20 years ago i would have suggested using badblocks. Now i would fear that it would trigger the controller do do more and more wear leveling which will further damage your card.

You cannot trust your SD card anymore if even reading fails ! Marking bad blocks makes no sense if the real bad blocks will and can be hidden by the controller. I believe your SD card is simply done for. Sorry.

  • Well, yeah, I did make a backup... of what I could read. :( The irony is that the card is not even half full (not that SD card controller knows it, but still). Do you happen to know the answer to my questions?
    – johndodo
    Jun 17 '18 at 6:57
  • The damage of the files may have occurred after writing them and must not be necessary lack of "backup" sectors.
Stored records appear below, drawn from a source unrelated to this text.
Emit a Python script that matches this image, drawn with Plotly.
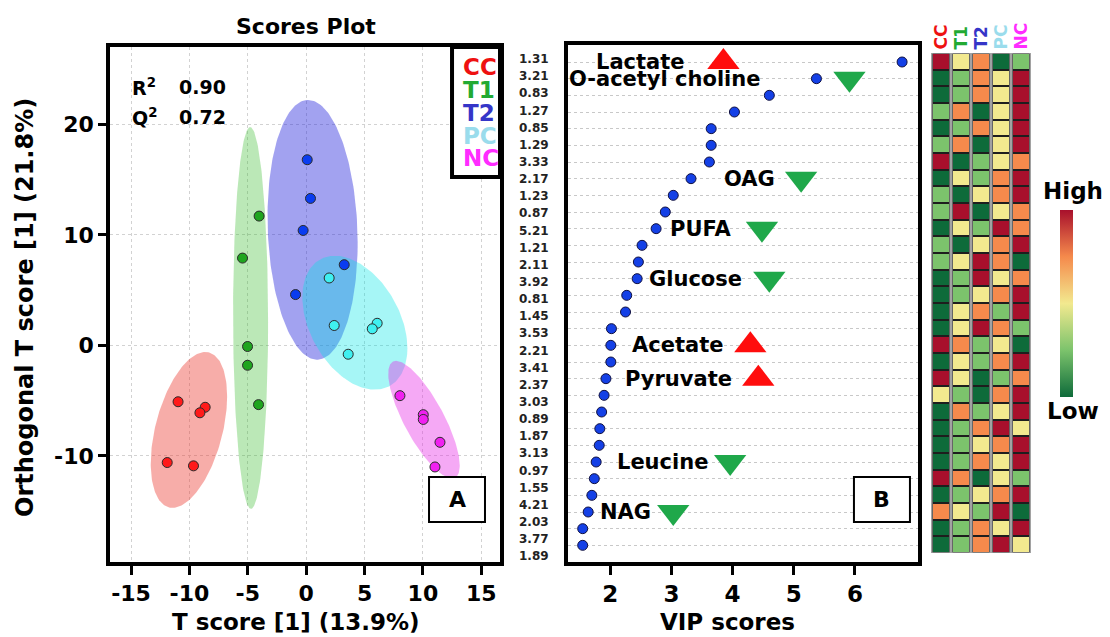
import numpy as np
import plotly.graph_objects as go

FONT = "DejaVu Sans"
W, H = 1110, 637

# ---------------- Scores plot (OPLS-DA) ----------------
groups = ["CC", "T1", "T2", "PC", "NC"]
point_colors = ["#ff1a1a", "#1fa51f", "#0a3cf0", "#3ff0f0", "#f020f0"]
label_colors = ["#ee1111", "#22aa33", "#3535c8", "#9adcec", "#ff2cff"]
ellipse_fill = ["rgba(235,60,50,0.42)", "rgba(60,190,50,0.35)",
                "rgba(40,40,220,0.43)", "rgba(0,230,230,0.35)",
                "rgba(230,40,230,0.40)"]

cc_t = [-10.97, -8.65, -9.10, -11.90, -9.65]
cc_o = [-5.10, -5.60, -6.10, -10.60, -10.90]
t1_t = [-4.03, -5.45, -5.02, -5.02, -4.08]
t1_o = [11.70, 7.90, -0.10, -1.80, -5.36]
t2_t = [0.09, 0.37, -0.26, 3.26, -0.91]
t2_o = [16.80, 13.30, 10.40, 7.30, 4.60]
pc_t = [1.97, 2.40, 6.08, 5.66, 3.60]
pc_o = [6.10, 1.80, 2.00, 1.50, -0.80]
nc_t = [8.03, 10.03, 10.03, 11.46, 11.03]
nc_o = [-4.55, -6.27, -6.70, -8.77, -11.00]

# confidence ellipses: centre, half-extent along each axis, correlation
ell_cx = [-10.04, -4.76, 0.55, 4.17, 10.09]
ell_cy = [-7.65, 2.48, 10.46, 2.05, -6.72]
ell_sx = [3.27, 1.50, 3.86, 4.50, 3.06]
ell_sy = [7.05, 17.27, 11.75, 6.06, 5.32]
ell_rho = [0.43, -0.02, -0.10, -0.38, -0.78]

t_ticks = [-15, -10, -5, 0, 5, 10, 15]
o_ticks = [-10, 0, 10, 20]

# ---------------- VIP scores ----------------
vip_ticktext = ["1.31", "3.21", "0.83", "1.27", "0.85", "1.29", "3.33", "2.17",
                "1.23", "0.87", "5.21", "1.21", "2.11", "3.92", "0.81", "1.45",
                "3.53", "2.21", "3.41", "2.37", "3.03", "0.89", "1.87", "3.13",
                "0.97", "1.55", "4.21", "2.03", "3.77", "1.89"]
vip_score = [6.77, 5.37, 4.60, 4.03, 3.65, 3.65, 3.62, 3.32, 3.03, 2.90,
             2.75, 2.52, 2.46, 2.44, 2.27, 2.25, 2.02, 2.01, 2.01, 1.93,
             1.90, 1.86, 1.83, 1.82, 1.77, 1.74, 1.70, 1.64, 1.55, 1.55]
vip_rows = list(range(1, len(vip_score) + 1))
vip_ticks = [2, 3, 4, 5, 6]

met_names = ["Lactate", "O-acetyl choline", "OAG", "PUFA", "Glucose",
             "Acetate", "Pyruvate", "Leucine", "NAG"]
met_rows = [1, 2, 8, 11, 14, 18, 20, 25, 28]
met_trend = ["up", "down", "down", "down", "down", "up", "up", "down", "down"]
met_arrow_x = [3.85, 5.91, 5.12, 4.48, 4.60, 4.29, 4.42, 3.96, 3.03]
met_label_x = [3.26, 4.48, 4.73, 4.01, 4.19, 3.88, 4.03, 3.63, 2.70]

# ---------------- Heatmap (relative level, 0 = low ... 4 = high) ----------------
cc_level = [4, 0, 0, 1, 0, 1, 4, 0, 1, 1, 0, 1, 1, 0, 0, 0, 0, 4, 0, 4, 2, 0, 0, 0, 0, 4, 0, 3, 0, 0]
t1_level = [2, 1, 1, 3, 1, 3, 0, 2, 0, 4, 2, 0, 2, 1, 1, 2, 2, 3, 2, 2, 1, 3, 1, 1, 1, 3, 1, 2, 1, 1]
t2_level = [3, 3, 3, 0, 3, 0, 1, 1, 2, 0, 1, 2, 4, 4, 2, 3, 4, 1, 1, 0, 0, 1, 3, 2, 3, 0, 2, 1, 3, 3]
pc_level = [0, 2, 2, 2, 2, 2, 2, 3, 3, 2, 4, 3, 3, 2, 3, 1, 3, 2, 3, 1, 3, 2, 4, 3, 2, 2, 3, 4, 2, 4]
nc_level = [1, 4, 4, 4, 4, 4, 3, 4, 4, 3, 3, 4, 0, 3, 4, 4, 1, 0, 4, 3, 4, 4, 2, 4, 4, 1, 4, 0, 4, 2]
heat_colorscale = [[0.0, "#0e6b3a"], [0.25, "#7cc36c"], [0.5, "#f2e98f"],
                   [0.75, "#f58a4c"], [1.0, "#a8102c"]]


def f(size, color="black"):
    return dict(family=FONT, weight="bold", color=color, size=size)


def b(s):
    return "<b>" + s + "</b>"


fig = go.Figure()

# ellipses
t = np.linspace(0, 2 * np.pi, 200)
for i in range(5):
    ex = ell_cx[i] + ell_sx[i] * np.cos(t)
    ey = ell_cy[i] + ell_sy[i] * (ell_rho[i] * np.cos(t) + np.sqrt(1 - ell_rho[i] ** 2) * np.sin(t))
    fig.add_trace(go.Scatter(x=ex, y=ey, mode="lines", fill="toself",
                             fillcolor=ellipse_fill[i], line=dict(width=0),
                             hoverinfo="skip", showlegend=False, xaxis="x", yaxis="y"))

# score points
for gx, gy, col in zip([cc_t, t1_t, t2_t, pc_t, nc_t], [cc_o, t1_o, t2_o, pc_o, nc_o], point_colors):
    fig.add_trace(go.Scatter(x=gx, y=gy, mode="markers",
                             marker=dict(size=10, color=col, line=dict(width=1, color="#2a2a2a")),
                             showlegend=False, xaxis="x", yaxis="y"))

# VIP dots
fig.add_trace(go.Scatter(x=vip_score, y=vip_rows, mode="markers",
                         marker=dict(size=10, color="#1440e6", line=dict(width=1, color="#101040")),
                         showlegend=False, xaxis="x2", yaxis="y2"))

# trend triangles
for trend, sym, col in [("up", "triangle-up", "#ff0d0d"), ("down", "triangle-down", "#1fa84a")]:
    xs = [x for x, tr in zip(met_arrow_x, met_trend) if tr == trend]
    ys = [r for r, tr in zip(met_rows, met_trend) if tr == trend]
    fig.add_trace(go.Scatter(x=xs, y=ys, mode="markers",
                             marker=dict(symbol=sym, size=28, color=col, line=dict(width=0)),
                             showlegend=False, xaxis="x2", yaxis="y2"))

# carrier for the numeric row labels axis
fig.add_trace(go.Scatter(x=[vip_score[0]], y=[1], mode="markers", marker=dict(opacity=0),
                         hoverinfo="skip", showlegend=False, xaxis="x2", yaxis="y4"))

# heatmap
z = [list(r) for r in zip(cc_level, t1_level, t2_level, pc_level, nc_level)]
fig.add_trace(go.Heatmap(z=z, x=list(range(5)), y=list(range(len(z))),
                         zmin=0, zmax=4, colorscale=heat_colorscale, xgap=4, ygap=2,
                         hoverinfo="skip", xaxis="x3", yaxis="y3",
                         colorbar=dict(x=1060 / W, xanchor="left", xpad=0, ypad=0,
                                       y=1 - 303.5 / H, yanchor="middle",
                                       thickness=13, thicknessmode="pixels",
                                       len=187, lenmode="pixels",
                                       outlinewidth=0, showticklabels=False, ticks="")))

axis_common = dict(showline=True, linewidth=3.5, linecolor="black", mirror=True,
                   zeroline=False, ticks="outside", tickwidth=3, tickcolor="black")

fig.update_layout(
    width=W, height=H, margin=dict(l=0, r=0, t=0, b=0),
    paper_bgcolor="white", plot_bgcolor="white",
    font=dict(family=FONT, weight="bold", color="black"),
    xaxis=dict(domain=[110 / W, 500 / W], range=[-16.8, 16.6], anchor="y",
               tickvals=t_ticks, ticktext=[b(str(v)) for v in t_ticks],
               ticklen=9, tickfont=f(22), showgrid=True, gridcolor="#d2d2d2",
               griddash="dot", gridwidth=1, automargin=False, **axis_common),
    yaxis=dict(domain=[1 - 562 / H, 1 - 47 / H], range=[-19.6, 27.0], anchor="x",
               tickvals=o_ticks, ticktext=[b(str(v)) for v in o_ticks],
               ticklen=8, tickfont=f(22), showgrid=True, gridcolor="#d2d2d2",
               griddash="dot", gridwidth=1, automargin=False, **axis_common),
    xaxis2=dict(domain=[568 / W, 918 / W], range=[1.31, 7.03], anchor="y2",
                tickvals=vip_ticks, ticktext=[b(str(v)) for v in vip_ticks],
                ticklen=9, tickfont=f(23), showgrid=False, automargin=False, **axis_common),
    yaxis2=dict(domain=[1 - 562 / H, 1 - 45 / H], range=[31.0, -0.02], anchor="x2",
                tickvals=vip_rows, showticklabels=False, showgrid=True,
                gridcolor="#c8c8c8", griddash="dot", gridwidth=1,
                showline=True, linewidth=3.5, linecolor="black", mirror=True,
                zeroline=False, ticks="", automargin=False),
    yaxis4=dict(overlaying="y2", anchor="x2", side="left", range=[30.35, 0.183],
                tickvals=vip_rows, ticktext=[b(s) for s in vip_ticktext],
                tickfont=f(12, "#222222"),
                ticks="outside", ticklen=16, tickcolor="rgba(0,0,0,0)",
                showgrid=False, showline=False, zeroline=False, automargin=False),
    xaxis3=dict(domain=[931 / W, 1031 / W], range=[-0.5, 4.5], anchor="y3",
                visible=False),
    yaxis3=dict(domain=[1 - 553 / H, 1 - 53 / H], range=[29.5, -0.5], anchor="x3",
                visible=False),
)

# heatmap column frames
for j in range(5):
    fig.add_shape(type="rect", xref="x3", yref="y3", x0=j - 0.46, x1=j + 0.46,
                  y0=-0.5, y1=len(z) - 0.5, fillcolor="#1e1e1e",
                  line=dict(color="#a0a0a0", width=1.5), layer="below")

# legend box and panel tags
fig.add_shape(type="rect", xref="x domain", yref="y domain", x0=0.877, x1=1.0,
              y0=0.7476, y1=1.0, fillcolor="white", line=dict(color="black", width=4),
              layer="above")
fig.add_shape(type="rect", xref="x domain", yref="y domain", x0=0.818, x1=0.9615,
              y0=0.0777, y1=0.165, fillcolor="white", line=dict(color="black", width=2),
              layer="above")
fig.add_shape(type="rect", xref="x2 domain", yref="y2 domain", x0=0.817, x1=0.977,
              y0=0.0774, y1=0.1644, fillcolor="white", line=dict(color="black", width=2),
              layer="above")


def note(text, x, y, size, color="black", xref="paper", yref="paper",
         xanchor="center", yanchor="middle", angle=0):
    return dict(text=text, x=x, y=y, xref=xref, yref=yref, xanchor=xanchor,
                yanchor=yanchor, textangle=angle, showarrow=False, font=f(size, color))


ann = []
legend_y = [67, 90, 113, 136, 158]
for g, c, py in zip(groups, label_colors, legend_y):
    ann.append(note(g, 461 / W, 1 - py / H, 23, c, xanchor="left"))
ann.append(note("A", 0.89, 0.121, 22, xref="x domain", yref="y domain"))
ann.append(note("B", 0.897, 0.121, 22, xref="x2 domain", yref="y2 domain"))
ann.append(note("R<sup>2</sup>", 130 / W, 1 - 87 / H, 19, xanchor="left"))
ann.append(note("0.90", 177 / W, 1 - 87 / H, 19, xanchor="left"))
ann.append(note("Q<sup>2</sup>", 130 / W, 1 - 117 / H, 19, xanchor="left"))
ann.append(note("0.72", 177 / W, 1 - 117 / H, 19, xanchor="left"))

# titles
ann.append(note("Scores Plot", 306 / W, 1 - 26 / H, 22))
ann.append(note("T score [1] (13.9%)", 296 / W, 1 - 622 / H, 23))
ann.append(note("Orthogonal T score [1] (21.8%)", 25 / W, 1 - 308 / H, 24, angle=-90))
ann.append(note("VIP scores", 727 / W, 1 - 622 / H, 23))

# metabolite names
for name, r, lx in zip(met_names, met_rows, met_label_x):
    ann.append(note(name, lx, r, 21, xref="x2", yref="y2", xanchor="right"))

# heatmap headers and colour key
for j, (g, c) in enumerate(zip(groups, label_colors)):
    ann.append(note(g, j, 1 - 52 / H, 17, c, xref="x3", yanchor="bottom", angle=-90))
ann.append(note("High", 1073 / W, 1 - 191 / H, 23))
ann.append(note("Low", 1073 / W, 1 - 411 / H, 23))

fig.update_layout(annotations=ann)
fig.write_html("out.html")
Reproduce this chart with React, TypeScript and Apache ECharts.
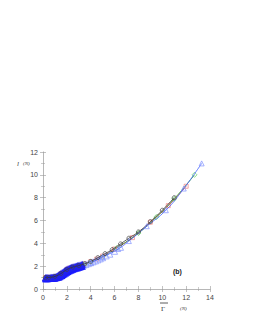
import React, { useEffect, useRef } from "react";
import * as echarts from "echarts";

const xTicks = [0, 2, 4, 6, 8, 10, 12, 14];
const yTicks = [0, 2, 4, 6, 8, 10, 12];

// black circles
const blackX = [0.2, 0.5, 1.0, 1.5, 2.0, 2.5, 3.0, 3.5, 4.0, 4.6, 5.2, 5.8, 6.5, 7.2, 8.0, 9.0, 10.0, 11.0];
const blackY = [1.0, 1.02, 1.1, 1.35, 1.7, 1.92, 2.05, 2.22, 2.42, 2.75, 3.1, 3.45, 3.95, 4.45, 5.0, 5.9, 6.9, 8.0];
// red squares
const redX = [0.2, 0.5, 1.0, 1.5, 2.0, 2.2, 2.5, 3.0, 3.5, 4.0, 4.5, 5.0, 6.0, 7.5, 9.0, 10.5, 12.0];
const redY = [1.0, 1.02, 1.1, 1.35, 1.72, 1.82, 1.9, 2.02, 2.2, 2.4, 2.62, 2.88, 3.5, 4.5, 5.85, 7.3, 9.0];
// green diamonds
const greenX = [0.2, 0.5, 1.0, 1.5, 2.0, 2.5, 3.0, 3.5, 4.0, 5.0, 6.2, 8.0, 9.5, 11.0, 12.7];
const greenY = [0.98, 1.0, 1.07, 1.3, 1.62, 1.85, 2.0, 2.15, 2.35, 2.82, 3.6, 4.9, 6.3, 7.9, 10.0];
// blue triangles (sparse, large values)
const blueX = [4.0, 5.0, 6.3, 7.2, 8.7, 10.3, 11.8, 13.3];
const blueY = [2.3, 2.8, 3.5, 4.2, 5.5, 6.9, 8.8, 11.0];
// dense blue band near the origin
const denseX = [0.2, 0.3, 0.4, 0.5, 0.6, 0.7, 0.8, 0.9, 1.0, 1.1, 1.2, 1.3, 1.4, 1.5, 1.6, 1.7, 1.8, 1.9, 2.0, 2.1, 2.2, 2.3, 2.4, 2.5, 2.6, 2.7, 2.8, 2.9, 3.0, 3.1, 3.2, 3.3];
const denseYUpper = [1.0, 1.0, 1.0, 1.01, 1.02, 1.03, 1.04, 1.06, 1.08, 1.12, 1.17, 1.23, 1.3, 1.37, 1.44, 1.52, 1.6, 1.66, 1.72, 1.77, 1.82, 1.86, 1.9, 1.93, 1.96, 1.99, 2.02, 2.05, 2.08, 2.11, 2.14, 2.17];
const denseYLower = [0.9, 0.9, 0.9, 0.91, 0.92, 0.92, 0.93, 0.94, 0.95, 0.98, 1.0, 1.04, 1.08, 1.13, 1.19, 1.26, 1.33, 1.4, 1.47, 1.53, 1.59, 1.64, 1.69, 1.73, 1.77, 1.81, 1.84, 1.87, 1.9, 1.93, 1.96, 1.99];
// lighter blue triangles continuing the band
const lightX = [3.4, 3.6, 3.8, 4.0, 4.2, 4.4, 4.6, 4.8, 5.0, 5.3, 5.6, 6.0, 6.5];
const lightY = [2.08, 2.14, 2.22, 2.3, 2.38, 2.46, 2.55, 2.64, 2.74, 2.9, 3.05, 3.3, 3.65];

const zip = (xs: number[], ys: number[]) => xs.map((x, i) => [x, ys[i]]);

export default function App() {
  const ref = useRef<HTMLDivElement>(null);
  useEffect(() => {
    const chart = echarts.init(ref.current!, null, { renderer: "svg" });
    const tickLabel = { color: "#444", fontSize: 7, fontFamily: "Liberation Sans", margin: 5 };
    const axisCommon = {
      type: "value" as const,
      axisLine: { show: true, lineStyle: { color: "#aaa", width: 0.6 } },
      axisTick: { show: true, inside: true, length: 3, lineStyle: { color: "#999", width: 0.6 } },
      minorTick: { show: true, splitNumber: 2, length: 2, lineStyle: { color: "#999", width: 0.5 } },
      splitLine: { show: false },
    };
    chart.setOption({
      animation: false,
      grid: { left: 35, top: 144, width: 167, height: 137, show: false },
      xAxis: [
        { ...axisCommon, min: 0, max: 14, interval: 2, position: "bottom", axisLabel: tickLabel },
        { ...axisCommon, min: 0, max: 14, interval: 2, position: "top", axisLabel: { show: false } },
      ],
      yAxis: [
        { ...axisCommon, min: 0, max: 12, interval: 2, position: "left", axisLabel: tickLabel },
        { ...axisCommon, min: 0, max: 12, interval: 2, position: "right", axisLabel: { show: false } },
      ],
      series: [
        {
          type: "line", data: zip(lightX, lightY), symbol: "triangle", symbolSize: 6,
          lineStyle: { width: 0 }, itemStyle: { color: "transparent", borderColor: "#8fa0ff", borderWidth: 0.8 }, z: 3,
        },
        {
          type: "line", data: zip(denseX, denseYLower), symbol: "triangle", symbolSize: 7,
          lineStyle: { width: 0 }, itemStyle: { color: "#1a1aff" }, z: 3,
        },
        {
          type: "line", data: zip(denseX, denseYUpper), symbol: "triangle", symbolSize: 7,
          lineStyle: { width: 0 }, itemStyle: { color: "#2020f0" }, z: 3,
        },
        {
          type: "line", data: zip(redX, redY), smooth: true, symbol: "rect", symbolSize: 4,
          lineStyle: { width: 0.8, color: "#d03030" },
          itemStyle: { color: "transparent", borderColor: "#f08080", borderWidth: 0.7 }, z: 2,
        },
        {
          type: "line", data: zip(greenX, greenY), smooth: true, symbol: "diamond", symbolSize: 5,
          lineStyle: { width: 0.8, color: "#30a030" },
          itemStyle: { color: "transparent", borderColor: "#60d060", borderWidth: 0.7 }, z: 2,
        },
        {
          type: "line", data: zip(blackX, blackY), smooth: true, symbol: "circle", symbolSize: 4,
          lineStyle: { width: 0.8, color: "#333" },
          itemStyle: { color: "transparent", borderColor: "#444", borderWidth: 0.7 }, z: 4,
        },
        {
          type: "line", data: zip(blueX, blueY), smooth: true, symbol: "triangle", symbolSize: 5,
          lineStyle: { width: 0.8, color: "#4060ff" },
          itemStyle: { color: "transparent", borderColor: "#8090ff", borderWidth: 0.7 }, z: 4,
        },
      ],
      graphic: [
        { type: "text", left: 9, top: 152, style: { text: "l", fontSize: 7, fontStyle: "italic", fill: "#333", fontFamily: "Liberation Serif" } },
        { type: "text", left: 15, top: 153, style: { text: "(N)", fontSize: 5, fontStyle: "italic", fill: "#333", fontFamily: "Liberation Serif" } },
        { type: "line", shape: { x1: 152, y1: 295, x2: 160, y2: 295 }, style: { stroke: "#333", lineWidth: 0.8 } },
        { type: "text", left: 153, top: 297, style: { text: "Γ", fontSize: 7, fill: "#333", fontFamily: "Liberation Serif" } },
        { type: "text", left: 172, top: 298, style: { text: "(N)", fontSize: 5, fontStyle: "italic", fill: "#333", fontFamily: "Liberation Serif" } },
        { type: "text", left: 165, top: 260, style: { text: "(b)", fontSize: 7, fontWeight: "bold", fill: "#222", fontFamily: "Liberation Sans" } },
      ],
    });
    return () => chart.dispose();
  }, []);
  return <div ref={ref} style={{ width: 237, height: 311 }} />;
}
Just copy the corrupted files (if it is possible) may fix everything. The controller can then mark the corrupted sectors copied from.
    – Ingo
    Jun 17 '18 at 7:01
  • @Ingo I'm not sure what you had in mind? My main problem is that SD card disappears as soon as I touch the broken sectors, so I have no idea how to solve this. Note that saving data is not the highest priority (though it would be nice), I am more concerned with the SD card itself and the reasons for this issue. I don't want to buy a new card every 6 months. I have clarified the question...
    – johndodo
    Jun 17 '18 at 7:12
  • 1
    @johndodo It is only a comment to the answer that it mustn't be a problem with lack of space for wear leveling. In that case there is no chance to "repair" the SD Card. For your problem loosing access to the SD Card on error occurrence: that seems to be a problem with the driver accessing the SD Card. Have you tried to use one of the rescue tools, e.g. ddrescue, or use another card reader / driver / operating system?